5.5.4.0.5 PDF or PMF

A Tweedie distribution with \(p>1\) has the form:

\[ f(X \vert \mu, \phi, p) = a(x, \phi)e^{\frac{1}{\phi}(\frac{x\mu^{(1-p)}}{(1-p)} - \kappa(\mu,p))}\]

where \(\kappa(\mu,p) = \frac{\mu^{(2-p)}}{(2-p)}\) if \(p\neq2\), and if \(p=2\), \(\kappa(\mu,p) = log(\mu)\); but \(a(x,\phi)\) is a function that does not have an analytical expression. This expression is from SAS documentation at https://support.sas.com/rnd/app/stat/examples/tweedie/tweedie.pdf.
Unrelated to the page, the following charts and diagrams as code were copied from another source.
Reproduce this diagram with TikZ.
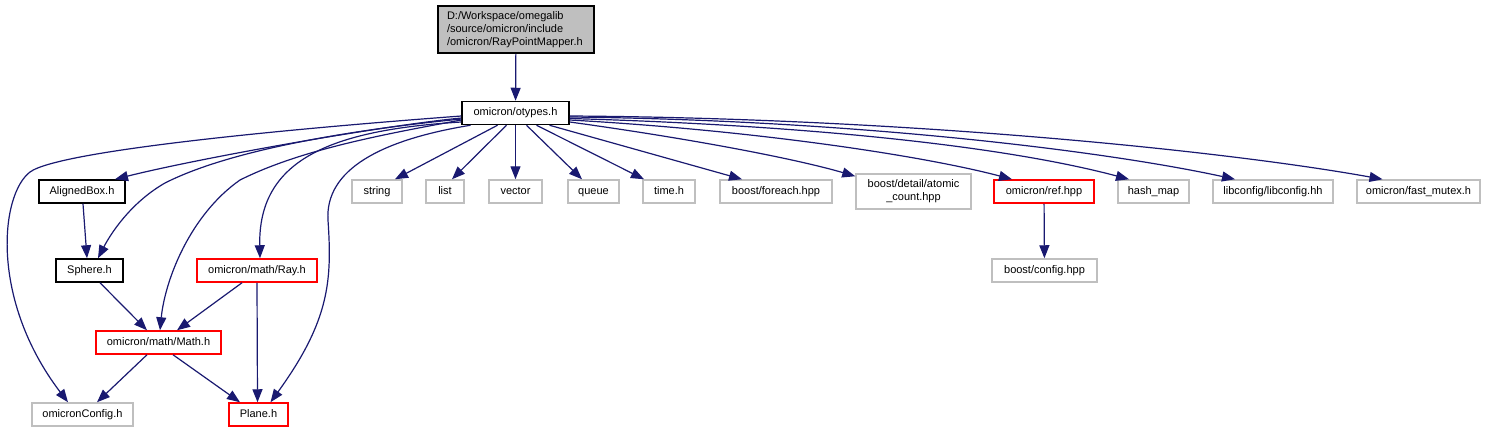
\documentclass[tikz,border=0pt]{standalone}
\usepackage{fontspec}
\setmainfont{Liberation Sans}
\usetikzlibrary{arrows.meta}
\definecolor{edgeblue}{HTML}{191970}
\definecolor{boxgray}{HTML}{BFBFBF}
\definecolor{boxred}{HTML}{FF0000}
\begin{document}
\begin{tikzpicture}[x=1pt,y=-1pt,
  box/.style={draw, line width=1.5pt, inner sep=0pt, minimum height=23pt,
    text height=8pt, text depth=2.5pt,
    font=\fontsize{11}{13}\selectfont, fill=white},
  inbox/.style={box, draw=black},
  extbox/.style={box, draw=boxgray},
  redbox/.style={box, draw=boxred},
  dep/.style={draw=edgeblue, line width=1.2pt, -{Triangle[length=13pt,width=10pt]}}]
\useasboundingbox (0,0) rectangle (1491,432);
% nodes
\node[draw=black, fill=boxgray, line width=1.5pt, align=left, text width=138pt,
  inner xsep=9pt, inner ysep=0pt, minimum height=47pt,
  font=\fontsize{11}{13}\selectfont] (root) at (516,29.5)
  {D:/Workspace/omegalib\\/source/omicron/include\\/omicron/RayPointMapper.h};
\node[inbox, minimum width=107pt] (otypes) at (515.5,113) {omicron/otypes.h};
\node[inbox, minimum width=86pt] (aligned) at (82,191.5) {AlignedBox.h};
\node[inbox, minimum width=67pt] (sphere) at (89.5,270.5) {Sphere.h};
\node[redbox, minimum width=120pt] (ray) at (257,270.5) {omicron/math/Ray.h};
\node[redbox, minimum width=125pt] (math) at (158.5,342.5) {omicron/math/Math.h};
\node[extbox, minimum width=101pt] (cfg) at (82.5,414.5) {omicronConfig.h};
\node[redbox, minimum width=59pt] (plane) at (258.5,414.5) {Plane.h};
\node[extbox, minimum width=50pt] (string) at (377,191.5) {string};
\node[extbox, minimum width=38pt] (list) at (445,191.5) {list};
\node[extbox, minimum width=53pt] (vector) at (515.5,191.5) {vector};
\node[extbox, minimum width=51pt] (queue) at (593.5,191.5) {queue};
\node[extbox, minimum width=52pt] (time) at (669,191.5) {time.h};
\node[extbox, minimum width=112pt] (foreach) at (776,191.5) {boost/foreach.hpp};
\node[extbox, minimum width=115pt, minimum height=35pt, text height=, text depth=, align=center] (atomic) at (913.5,191.5) {boost/detail/atomic\\\_count.hpp};
\node[redbox, minimum width=100pt] (ref) at (1044,191.5) {omicron/ref.hpp};
\node[extbox, minimum width=71pt] (hash) at (1153.5,191.5) {hash\_map};
\node[extbox, minimum width=120pt] (lib) at (1273,191.5) {libconfig/libconfig.hh};
\node[extbox, minimum width=123pt] (fast) at (1418.5,191.5) {omicron/fast\_mutex.h};
\node[extbox, minimum width=105pt] (boostcfg) at (1044.5,270.5) {boost/config.hpp};
% edges
\draw[dep] (root) -- (otypes);
\draw[dep] ([yshift=-3pt]otypes.west) .. controls (300,128) and (60,150) .. (30,172)
  .. controls (0,195) and (-10,300) .. ([xshift=-14.5pt]cfg.north);
\draw[dep] ([yshift=-5pt]otypes.west) .. controls (380,126) and (200,158) .. ([xshift=33pt]aligned.north);
\draw[dep] ([yshift=-6pt]otypes.west) .. controls (350,130) and (230,150) .. (165,183)
  .. controls (130,203) and (110,235) .. ([xshift=8.5pt]sphere.north);
\draw[dep] ([yshift=-7pt]otypes.west) .. controls (380,135) and (300,150) .. (240,180)
  .. controls (190,215) and (165,280) .. ([xshift=1.5pt]math.north);
\draw[dep] ([yshift=-9pt]otypes.west) .. controls (330,130) and (258,160) .. ([xshift=3pt]ray.north);
\draw[dep] ([xshift=-45pt]otypes.south) .. controls (380,140) and (325,170) .. (328,220)
  .. controls (332,280) and (330,320) .. ([xshift=12pt]plane.north);
\draw[dep] ([xshift=-18pt]otypes.south) -- ([xshift=18pt]string.north);
\draw[dep] ([xshift=-9pt]otypes.south) -- ([xshift=7pt]list.north);
\draw[dep] (otypes) -- (vector);
\draw[dep] ([xshift=11pt]otypes.south) -- ([xshift=-11.5pt]queue.north);
\draw[dep] ([xshift=21pt]otypes.south) -- ([xshift=-25pt]time.north);
\draw[dep] ([xshift=34pt]otypes.south) -- ([xshift=-34pt]foreach.north);
\draw[dep] ([yshift=-9pt]otypes.east) .. controls (700,140) and (800,160) .. ([yshift=-3pt]atomic.north west);
\draw[dep] ([yshift=-7pt]otypes.east) .. controls (750,130) and (920,155) .. ([xshift=-32pt]ref.north);
\draw[dep] ([yshift=-5.5pt]otypes.east) .. controls (800,125) and (1000,145) .. ([xshift=-24.5pt]hash.north);
\draw[dep] ([yshift=-4pt]otypes.east) .. controls (850,120) and (1100,150) .. ([xshift=-38pt]lib.north);
\draw[dep] ([yshift=-3pt]otypes.east) .. controls (900,118) and (1220,150) .. ([xshift=-36pt]fast.north);
\draw[dep] ([xshift=1pt]aligned.south) -- ([xshift=-2.5pt]sphere.north);
\draw[dep] ([xshift=10.5pt]sphere.south) -- ([xshift=-11.5pt]math.north);
\draw[dep] ([xshift=-15pt]ray.south) -- ([xshift=18.5pt]math.north);
\draw[dep] (ray.south) -- ([xshift=-1pt]plane.north);
\draw[dep] ([xshift=-11.5pt]math.south) -- ([xshift=14.5pt]cfg.north);
\draw[dep] ([xshift=14.5pt]math.south) -- ([xshift=-18.5pt]plane.north);
\draw[dep] (ref) -- (boostcfg);
\end{tikzpicture}
\end{document}
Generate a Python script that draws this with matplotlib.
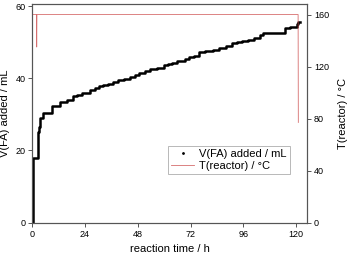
import numpy as np
import matplotlib.pyplot as plt
from matplotlib.lines import Line2D

plt.rcParams['font.family'] = ['Liberation Sans', 'DejaVu Sans']

# V(FA) added (value reached at each time)
time_fa = [0, 0.2, 0.5, 2.4, 3.0, 3.5, 5.0, 9.1, 12.6, 15.6, 18.6, 20.5, 22.4,
           26.2, 28.5, 30.5, 32.3, 34.5, 36.5, 39.2, 41.5, 44.5, 46.5, 48.5,
           51.4, 53.5, 56.7, 59.7, 61.5, 63.5, 66.0, 69.5, 71.5, 73.5, 75.6,
           78.5, 82.4, 85.0, 88.0, 90.8, 93.0, 95.5, 98.3, 101.0, 103.6, 105.0,
           115.0, 117.0, 120.3, 121.0, 121.8]
vol_fa = [0, 9.0, 17.9, 25.2, 26.5, 28.9, 30.5, 32.3, 33.5, 34.0, 35.0, 35.4, 36.0,
          36.8, 37.3, 37.8, 38.1, 38.5, 39.0, 39.5, 39.9, 40.5, 41.0, 41.5,
          42.0, 42.5, 43.0, 43.6, 44.0, 44.4, 44.8, 45.3, 45.8, 46.2, 47.2,
          47.5, 48.0, 48.5, 49.0, 49.7, 50.0, 50.3, 50.6, 51.2, 52.0, 52.5,
          54.0, 54.3, 55.0, 55.5, 55.5]

# reactor temperature
time_t = [0, 1.9, 2.0, 2.1, 120.9, 121.0]
temp_t = [160, 160, 135, 160, 160, 77]

fig = plt.figure(figsize=(3.51, 2.57), dpi=100)
ax = fig.add_axes([0.092, 0.134, 0.783, 0.850])
ax2 = ax.twinx()

ax.step(time_fa, vol_fa, where='post', color='black', lw=1.8)
ax2.plot(time_t, temp_t, color='#cc4a4a', lw=0.6, alpha=0.8)

ax.set_xlim(0, 125)
ax.set_ylim(0, 60.6)
ax2.set_ylim(0, 168)
ax.set_xticks(np.arange(0, 121, 24))
ax.set_yticks([0, 20, 40, 60])
ax2.set_yticks([0, 40, 80, 120, 160])

for a in (ax, ax2):
    a.tick_params(labelsize=6.5, length=3, width=0.7, color='#555555', pad=2)
    for s in a.spines.values():
        s.set_color('#555555')
        s.set_linewidth(0.8)

ax.set_xlabel('reaction time / h', fontsize=8, labelpad=4)
ax.set_ylabel('V(FA) added / mL', fontsize=8, labelpad=4)
ax2.set_ylabel('T(reactor) / °C', fontsize=8, labelpad=6)

handles = [Line2D([], [], ls='none', marker='.', ms=2, color='black'),
           Line2D([], [], color='#cc4a4a', lw=0.6, alpha=0.8)]
leg = ax2.legend(handles, ['V(FA) added / mL', 'T(reactor) / °C'],
                 loc='lower right', bbox_to_anchor=(0.938, 0.223),
                 borderaxespad=0, fontsize=8, fancybox=False,
                 handlelength=2.0, handletextpad=0.5, borderpad=0.3,
                 labelspacing=0.15)
leg.get_frame().set_edgecolor('#999999')
leg.get_frame().set_linewidth(0.6)

fig.savefig('out.png', dpi=100)
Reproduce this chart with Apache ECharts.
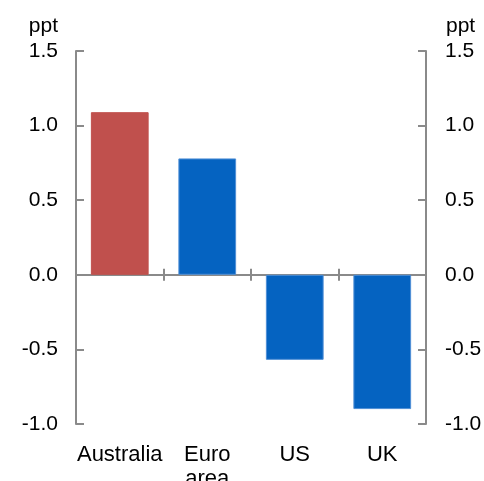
<!DOCTYPE html>
<html>
<head>
<meta charset="utf-8">
<script src="https://cdn.jsdelivr.net/npm/echarts@6/dist/echarts.min.js"></script>
<style>
  html, body { margin: 0; padding: 0; background: #fff; }
  #chart { width: 484px; height: 481px; }
</style>
</head>
<body>
<div id="chart"></div>
<script>
// Change by economy, percentage points
const categories = ['Australia', 'Euro\narea', 'US', 'UK'];
const values = [1.09, 0.78, -0.57, -0.90];
const barColors = ['#C0504D', '#0563C1', '#0563C1', '#0563C1'];
const borderColors = ['#C0504D', '#4F8FD6', '#4F8FD6', '#4F8FD6'];
const yTicks = { min: -1, max: 1.5, interval: 0.5 };
const unitName = 'ppt';

const FONT = "'Liberation Sans', Arial, sans-serif";
const AXIS_GREY = '#8A8A8A';

const chart = echarts.init(document.getElementById('chart'));

const valueAxis = (side) => ({
  type: 'value',
  position: side,
  min: yTicks.min,
  max: yTicks.max,
  interval: yTicks.interval,
  name: unitName,
  nameLocation: 'end',
  nameGap: 14,
  nameTextStyle: {
    fontFamily: FONT, fontSize: 21, color: '#000',
    align: side === 'left' ? 'right' : 'left',
    padding: side === 'left' ? [0, 18, 0, 0] : [0, 0, 0, 20]
  },
  axisLine: { show: true, lineStyle: { color: AXIS_GREY, width: 2 } },
  axisTick: { show: true, inside: true, length: 8, lineStyle: { color: AXIS_GREY, width: 2 } },
  splitLine: { show: false },
  axisLabel: {
    fontFamily: FONT, fontSize: 21, color: '#000',
    margin: side === 'left' ? 18 : 19,
    formatter: (v) => v.toFixed(1)
  }
});

const catAxisBase = {
  type: 'category',
  data: categories,
  position: 'bottom',
  boundaryGap: true,
  splitLine: { show: false }
};

chart.setOption({
  animation: false,
  grid: { left: 76, right: 58, top: 51, bottom: 57, containLabel: false, outerBoundsMode: 'none' },
  xAxis: [
    // zero line with ticks rising above it
    Object.assign({}, catAxisBase, {
      axisLine: { show: true, onZero: true, lineStyle: { color: AXIS_GREY, width: 2 } },
      axisTick: { show: true, inside: true, length: 6, lineStyle: { color: AXIS_GREY, width: 2 } },
      axisLabel: { show: false }
    }),
    // same ticks dropping below the zero line
    Object.assign({}, catAxisBase, {
      axisLine: { show: false, onZero: true },
      axisTick: { show: true, inside: false, length: 6, lineStyle: { color: AXIS_GREY, width: 2 } },
      axisLabel: { show: false }
    }),
    // category names along the bottom of the plot
    Object.assign({}, catAxisBase, {
      axisLine: { show: false, onZero: false },
      axisTick: { show: false },
      axisLabel: {
        fontFamily: FONT, fontSize: 22, color: '#000',
        margin: 19, lineHeight: 24, interval: 0
      }
    })
  ],
  yAxis: [valueAxis('left'), valueAxis('right')],
  series: [{
    type: 'bar',
    xAxisIndex: 0,
    yAxisIndex: 0,
    barWidth: '66%',
    data: values.map((v, i) => ({
      value: v,
      itemStyle: { color: barColors[i], borderColor: borderColors[i], borderWidth: 1 }
    }))
  }]
});
</script>
</body>
</html>
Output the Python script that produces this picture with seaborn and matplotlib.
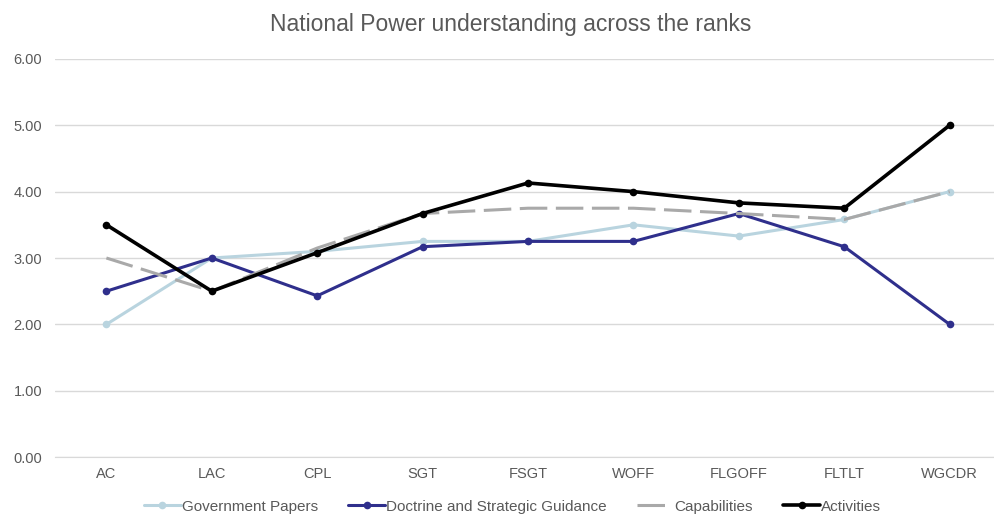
import numpy as np
import pandas as pd
import matplotlib.pyplot as plt
from matplotlib.lines import Line2D
import seaborn as sns

# ranks along the x axis
ranks = ["AC", "LAC", "CPL", "SGT", "FSGT", "WOFF", "FLGOFF", "FLTLT", "WGCDR"]

# mean score per rank for each theme
gov_papers = [2.00, 3.00, 3.10, 3.25, 3.25, 3.50, 3.33, 3.58, 4.00]
doctrine = [2.50, 3.00, 2.43, 3.17, 3.25, 3.25, 3.67, 3.17, 2.00]
capabilities = [3.00, 2.50, 3.15, 3.67, 3.75, 3.75, 3.67, 3.58, 4.00]
activities = [3.50, 2.50, 3.08, 3.67, 4.13, 4.00, 3.83, 3.75, 5.00]

series = {
    "Government Papers": gov_papers,
    "Doctrine and Strategic Guidance": doctrine,
    "Capabilities": capabilities,
    "Activities": activities,
}
colors = ["#b9d4df", "#2f2f8c", "#a9a9a9", "#000000"]

rows = []
for name, vals in series.items():
    for i, v in enumerate(vals):
        rows.append({"rank": i, "score": v, "series": name})
df = pd.DataFrame(rows)

sns.set_style("white")
plt.rcParams['font.family'] = ['Liberation Sans', 'DejaVu Sans']

fig = plt.figure(figsize=(9.95, 5.16), dpi=100)
ax = fig.add_axes([0.055, 0.114, 0.945, 0.772])

handles = []
for (name, vals), col in zip(series.items(), colors):
    sub = df[df["series"] == name]
    lw = 2.6 if name == "Activities" else 2.2
    if name == "Capabilities":
        ls, mk = (0, (9, 2.8)), None
    else:
        ls, mk = "-", "o"
    sns.lineplot(data=sub, x="rank", y="score", ax=ax, color=col, lw=lw,
                 linestyle=ls, marker=mk, markersize=5.5, markeredgewidth=0,
                 legend=False)
    handles.append(Line2D([], [], color=col, lw=lw, linestyle=ls, marker=mk,
                          markersize=5.5, markeredgewidth=0, label=name))

ax.set_ylim(0, 6)
ax.set_xlim(-0.49, 8.43)
ax.set_yticks(np.arange(0, 7, 1))
ax.set_yticklabels([f"{v:.2f}" for v in np.arange(0, 7, 1)], color="#595959", fontsize=10.5)
ax.set_xticks(range(len(ranks)))
ax.set_xticklabels(ranks, color="#595959", fontsize=10.5)
ax.tick_params(axis="x", length=0, pad=7)
ax.tick_params(axis="y", length=0, pad=9)
ax.yaxis.grid(True, color="#d9d9d9", lw=1)
ax.set_axisbelow(True)
for s in ax.spines.values():
    s.set_visible(False)
ax.spines["bottom"].set_visible(True)
ax.spines["bottom"].set_color("#d9d9d9")
ax.set_xlabel("")
ax.set_ylabel("")

fig.suptitle("National Power understanding across the ranks", y=0.975,
             fontsize=16.5, color="#595959", x=0.513)

fig.legend(handles=handles, loc="center", bbox_to_anchor=(0.515, 0.018), ncol=4,
           frameon=False, fontsize=11, handlelength=2.4, columnspacing=2.0,
           labelcolor="#595959", handletextpad=0.05)

fig.savefig("out.png", dpi=100)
Alternately (and more simply(?)), a Tweedie distribution with \(1 < p < 2\) is a compound of a Poisson distribution with parameter \(\lambda\) and a gamma distribution with parameters \(k\) and \(\theta\). For example:

“Suppose that airplanes arrive at an airport following a Poisson process, and the number of passengers in each airplane follows a certain gamma distribution. Then, the number of passengers arriving at the airport follows a compound Poisson gamma process \[ Y = \sum_{i=1}^{N} D_i\] where \(N\) is the Poisson process that the airplanes follow, and \(D_i\) is the gamma distribution that the passengers follow.” (Thanks to D. Mao, http://math.uchicago.edu/~may/REU2013/REUPapers/Mao.pdf for this example.)

5.5.4.0.6 Examples

The Tweedie distributions may be useful for “zero-inflated” data, where there is a class of observations for which the observed value of the variable is always zero, and another class for which the variable takes on positive continuous values. For example, this might model the number of birds present per unit area (when the study area includes places of unsuitable habitat where none are ever found), or perhaps the quantity of alcohol consumed per week by different people (some of whom may drink varying amounts, and others of whom may never drink at all).